Search the data below for "this"; list each line that holds it.

——————————

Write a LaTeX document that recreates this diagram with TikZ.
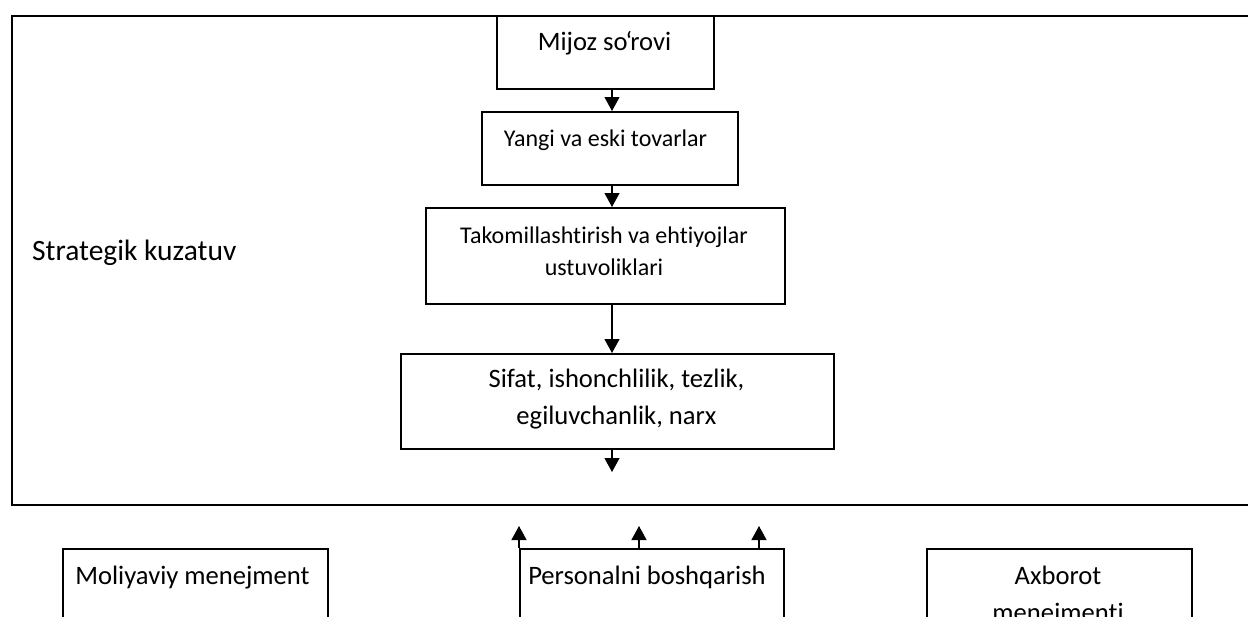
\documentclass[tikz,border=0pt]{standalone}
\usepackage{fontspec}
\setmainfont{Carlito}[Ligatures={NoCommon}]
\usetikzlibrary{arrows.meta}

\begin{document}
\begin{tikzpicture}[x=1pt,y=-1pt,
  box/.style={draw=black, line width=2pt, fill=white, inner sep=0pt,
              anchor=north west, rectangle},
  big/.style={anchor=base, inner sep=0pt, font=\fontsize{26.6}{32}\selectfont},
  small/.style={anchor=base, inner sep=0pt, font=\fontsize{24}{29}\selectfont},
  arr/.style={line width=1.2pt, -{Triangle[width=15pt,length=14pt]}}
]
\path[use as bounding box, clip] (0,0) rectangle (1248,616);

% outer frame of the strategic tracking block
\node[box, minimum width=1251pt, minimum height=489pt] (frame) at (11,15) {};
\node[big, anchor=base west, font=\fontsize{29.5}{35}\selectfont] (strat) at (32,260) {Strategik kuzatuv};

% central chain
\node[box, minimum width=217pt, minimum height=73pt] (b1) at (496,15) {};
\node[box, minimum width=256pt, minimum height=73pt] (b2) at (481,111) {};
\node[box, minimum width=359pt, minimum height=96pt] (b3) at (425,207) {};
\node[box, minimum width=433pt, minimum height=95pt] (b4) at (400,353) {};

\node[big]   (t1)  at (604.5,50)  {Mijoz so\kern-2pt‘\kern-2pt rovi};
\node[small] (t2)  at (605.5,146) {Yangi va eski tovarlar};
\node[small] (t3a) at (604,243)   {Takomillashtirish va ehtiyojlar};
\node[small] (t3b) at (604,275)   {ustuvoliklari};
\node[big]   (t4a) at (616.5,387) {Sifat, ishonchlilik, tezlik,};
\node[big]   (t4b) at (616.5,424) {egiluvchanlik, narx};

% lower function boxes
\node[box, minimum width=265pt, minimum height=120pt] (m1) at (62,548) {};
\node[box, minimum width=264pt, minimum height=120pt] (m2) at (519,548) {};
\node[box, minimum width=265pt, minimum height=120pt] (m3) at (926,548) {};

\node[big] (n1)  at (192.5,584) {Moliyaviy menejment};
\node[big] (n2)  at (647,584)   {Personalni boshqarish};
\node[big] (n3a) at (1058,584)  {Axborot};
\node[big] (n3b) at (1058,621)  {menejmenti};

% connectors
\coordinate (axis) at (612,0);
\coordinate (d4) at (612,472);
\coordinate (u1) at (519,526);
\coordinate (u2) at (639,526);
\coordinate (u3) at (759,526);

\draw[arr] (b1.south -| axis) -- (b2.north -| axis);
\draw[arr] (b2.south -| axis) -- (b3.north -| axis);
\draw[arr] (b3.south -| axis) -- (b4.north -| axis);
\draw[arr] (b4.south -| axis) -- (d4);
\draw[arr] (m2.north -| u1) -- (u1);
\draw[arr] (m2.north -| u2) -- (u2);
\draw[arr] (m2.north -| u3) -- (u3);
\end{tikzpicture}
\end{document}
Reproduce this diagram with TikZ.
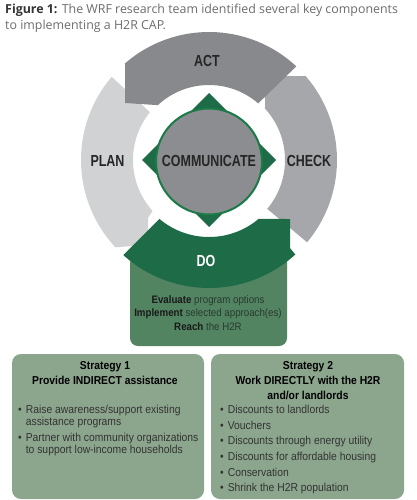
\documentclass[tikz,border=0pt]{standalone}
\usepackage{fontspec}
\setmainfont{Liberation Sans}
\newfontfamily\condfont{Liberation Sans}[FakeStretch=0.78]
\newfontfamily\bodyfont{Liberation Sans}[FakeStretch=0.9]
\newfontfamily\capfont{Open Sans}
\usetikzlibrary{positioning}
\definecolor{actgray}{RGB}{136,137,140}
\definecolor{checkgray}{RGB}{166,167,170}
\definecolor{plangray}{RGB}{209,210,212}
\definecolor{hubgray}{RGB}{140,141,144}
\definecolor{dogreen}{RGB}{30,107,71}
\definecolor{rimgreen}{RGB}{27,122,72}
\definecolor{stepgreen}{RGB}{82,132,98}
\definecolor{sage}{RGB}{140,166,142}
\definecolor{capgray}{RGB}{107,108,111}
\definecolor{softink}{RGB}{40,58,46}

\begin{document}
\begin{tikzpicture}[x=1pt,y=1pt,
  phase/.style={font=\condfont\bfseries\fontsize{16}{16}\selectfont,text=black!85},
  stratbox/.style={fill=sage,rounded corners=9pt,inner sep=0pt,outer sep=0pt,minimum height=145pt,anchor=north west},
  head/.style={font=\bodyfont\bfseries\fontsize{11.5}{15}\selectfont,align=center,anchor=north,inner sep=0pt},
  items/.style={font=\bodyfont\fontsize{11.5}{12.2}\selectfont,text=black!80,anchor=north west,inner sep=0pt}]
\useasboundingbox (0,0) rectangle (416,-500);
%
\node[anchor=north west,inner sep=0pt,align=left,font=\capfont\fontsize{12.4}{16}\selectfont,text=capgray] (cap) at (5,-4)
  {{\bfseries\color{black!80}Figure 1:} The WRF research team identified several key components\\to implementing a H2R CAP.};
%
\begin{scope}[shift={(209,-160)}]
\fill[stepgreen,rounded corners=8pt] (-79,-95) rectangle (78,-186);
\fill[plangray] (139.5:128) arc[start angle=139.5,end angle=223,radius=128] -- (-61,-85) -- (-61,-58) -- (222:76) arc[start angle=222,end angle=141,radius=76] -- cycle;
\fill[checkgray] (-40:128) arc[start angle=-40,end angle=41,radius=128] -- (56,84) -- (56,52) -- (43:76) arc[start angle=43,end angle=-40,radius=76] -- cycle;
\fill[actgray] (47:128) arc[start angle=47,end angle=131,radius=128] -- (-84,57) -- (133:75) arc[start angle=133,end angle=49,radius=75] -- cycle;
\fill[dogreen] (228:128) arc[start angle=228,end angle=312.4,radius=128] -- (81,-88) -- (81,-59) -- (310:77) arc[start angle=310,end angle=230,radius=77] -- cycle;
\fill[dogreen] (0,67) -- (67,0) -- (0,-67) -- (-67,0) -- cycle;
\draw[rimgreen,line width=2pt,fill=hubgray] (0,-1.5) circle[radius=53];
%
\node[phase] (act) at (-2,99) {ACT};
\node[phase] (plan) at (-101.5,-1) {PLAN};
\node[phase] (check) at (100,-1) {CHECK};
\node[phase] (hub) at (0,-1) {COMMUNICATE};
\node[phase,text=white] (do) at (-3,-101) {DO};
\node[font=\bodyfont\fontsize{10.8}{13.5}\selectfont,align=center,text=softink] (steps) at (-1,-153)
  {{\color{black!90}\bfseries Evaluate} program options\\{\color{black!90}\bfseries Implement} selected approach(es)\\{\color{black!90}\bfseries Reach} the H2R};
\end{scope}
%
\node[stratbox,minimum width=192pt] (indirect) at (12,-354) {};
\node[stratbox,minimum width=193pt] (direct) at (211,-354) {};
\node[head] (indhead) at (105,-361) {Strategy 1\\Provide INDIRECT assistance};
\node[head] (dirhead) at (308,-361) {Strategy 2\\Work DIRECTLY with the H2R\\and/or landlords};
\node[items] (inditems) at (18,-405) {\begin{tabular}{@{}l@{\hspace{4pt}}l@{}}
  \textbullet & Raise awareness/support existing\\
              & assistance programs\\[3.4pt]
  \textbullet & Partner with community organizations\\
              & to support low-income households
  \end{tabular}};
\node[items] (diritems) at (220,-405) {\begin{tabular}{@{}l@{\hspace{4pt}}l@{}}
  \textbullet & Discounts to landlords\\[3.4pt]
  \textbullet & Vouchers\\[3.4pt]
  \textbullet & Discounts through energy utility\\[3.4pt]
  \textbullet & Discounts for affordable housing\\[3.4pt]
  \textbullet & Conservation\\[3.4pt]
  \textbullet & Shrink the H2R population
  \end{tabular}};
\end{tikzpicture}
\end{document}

——————————

> **PROBLEM SOLUTION**:
Write a LaTeX document that recreates this diagram with TikZ.
Reproduce this diagram with TikZ.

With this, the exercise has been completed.